JOB ->
Search the data for the word "this" and copy every line that contains it.

RECORD EXCERPTS ->
● ● ● ● ● ● ●

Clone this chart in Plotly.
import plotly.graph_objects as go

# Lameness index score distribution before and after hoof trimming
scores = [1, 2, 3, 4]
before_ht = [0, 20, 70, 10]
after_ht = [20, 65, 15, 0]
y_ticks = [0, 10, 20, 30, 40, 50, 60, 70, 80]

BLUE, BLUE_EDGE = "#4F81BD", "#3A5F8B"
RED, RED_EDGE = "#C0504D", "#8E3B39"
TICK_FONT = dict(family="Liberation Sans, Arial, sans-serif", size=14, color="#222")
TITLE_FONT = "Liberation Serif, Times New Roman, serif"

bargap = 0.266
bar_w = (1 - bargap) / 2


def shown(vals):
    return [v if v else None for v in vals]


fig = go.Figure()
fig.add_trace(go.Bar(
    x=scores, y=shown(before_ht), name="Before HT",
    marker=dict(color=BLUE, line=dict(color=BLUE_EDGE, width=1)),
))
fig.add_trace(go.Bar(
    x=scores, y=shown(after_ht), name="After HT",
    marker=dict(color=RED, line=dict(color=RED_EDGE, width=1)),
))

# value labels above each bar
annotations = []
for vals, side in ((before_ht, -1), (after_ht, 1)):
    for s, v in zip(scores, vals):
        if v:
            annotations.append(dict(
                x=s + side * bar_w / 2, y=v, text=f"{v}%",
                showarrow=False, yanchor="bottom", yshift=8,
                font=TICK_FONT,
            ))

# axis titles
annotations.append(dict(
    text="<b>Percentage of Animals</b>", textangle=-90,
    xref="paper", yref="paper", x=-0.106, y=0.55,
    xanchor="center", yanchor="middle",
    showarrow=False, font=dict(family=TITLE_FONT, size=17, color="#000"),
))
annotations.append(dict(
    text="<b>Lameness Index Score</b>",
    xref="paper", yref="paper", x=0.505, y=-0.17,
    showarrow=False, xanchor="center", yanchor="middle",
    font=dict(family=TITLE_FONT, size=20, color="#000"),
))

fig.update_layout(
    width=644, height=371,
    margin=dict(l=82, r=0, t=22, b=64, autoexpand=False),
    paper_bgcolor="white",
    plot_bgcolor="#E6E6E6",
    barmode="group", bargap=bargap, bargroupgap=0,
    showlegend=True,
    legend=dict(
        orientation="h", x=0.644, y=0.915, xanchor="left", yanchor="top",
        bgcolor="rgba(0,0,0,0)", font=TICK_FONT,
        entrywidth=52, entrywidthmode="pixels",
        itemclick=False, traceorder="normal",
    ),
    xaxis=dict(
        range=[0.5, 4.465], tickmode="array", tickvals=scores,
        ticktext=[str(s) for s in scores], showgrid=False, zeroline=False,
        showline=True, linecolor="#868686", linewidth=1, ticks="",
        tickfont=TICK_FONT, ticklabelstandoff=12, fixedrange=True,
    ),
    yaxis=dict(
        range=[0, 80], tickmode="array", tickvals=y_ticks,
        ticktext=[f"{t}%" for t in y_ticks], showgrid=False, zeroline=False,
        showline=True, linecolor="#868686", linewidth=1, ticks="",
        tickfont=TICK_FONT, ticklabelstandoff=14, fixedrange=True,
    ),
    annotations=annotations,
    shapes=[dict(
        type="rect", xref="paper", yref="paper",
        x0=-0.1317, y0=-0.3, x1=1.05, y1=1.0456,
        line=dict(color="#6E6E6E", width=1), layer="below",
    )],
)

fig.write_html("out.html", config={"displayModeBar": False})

● ● ● ● ● ● ●

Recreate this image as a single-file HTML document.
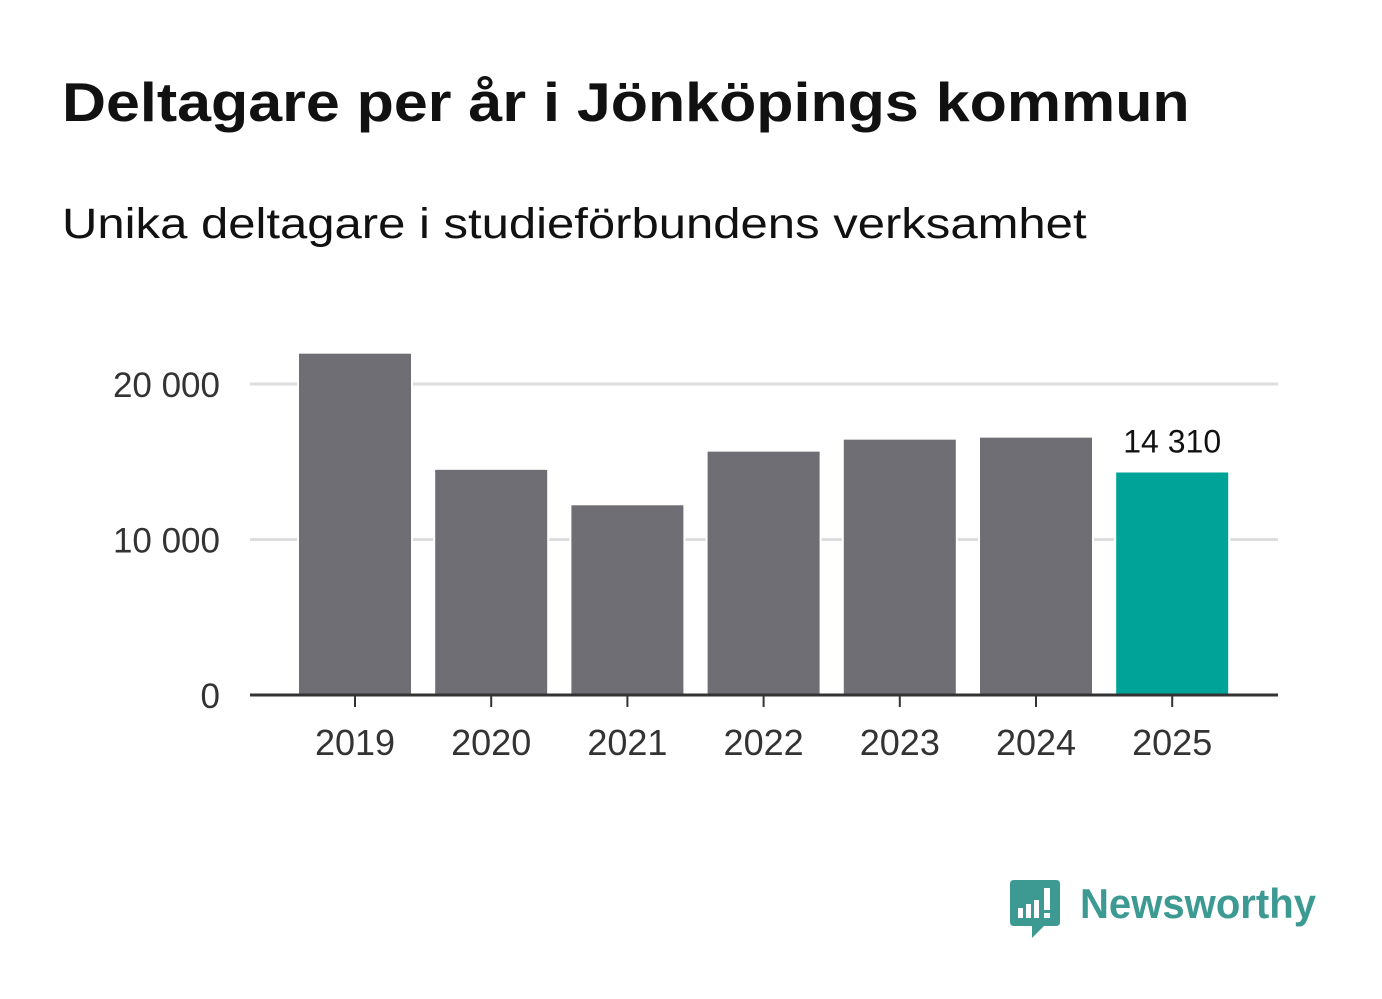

● ● ● ● ● ● ●

WRITTEN RESPONSE ->
Clone this chart in Plotly.
Recreate this image as a single-file HTML document.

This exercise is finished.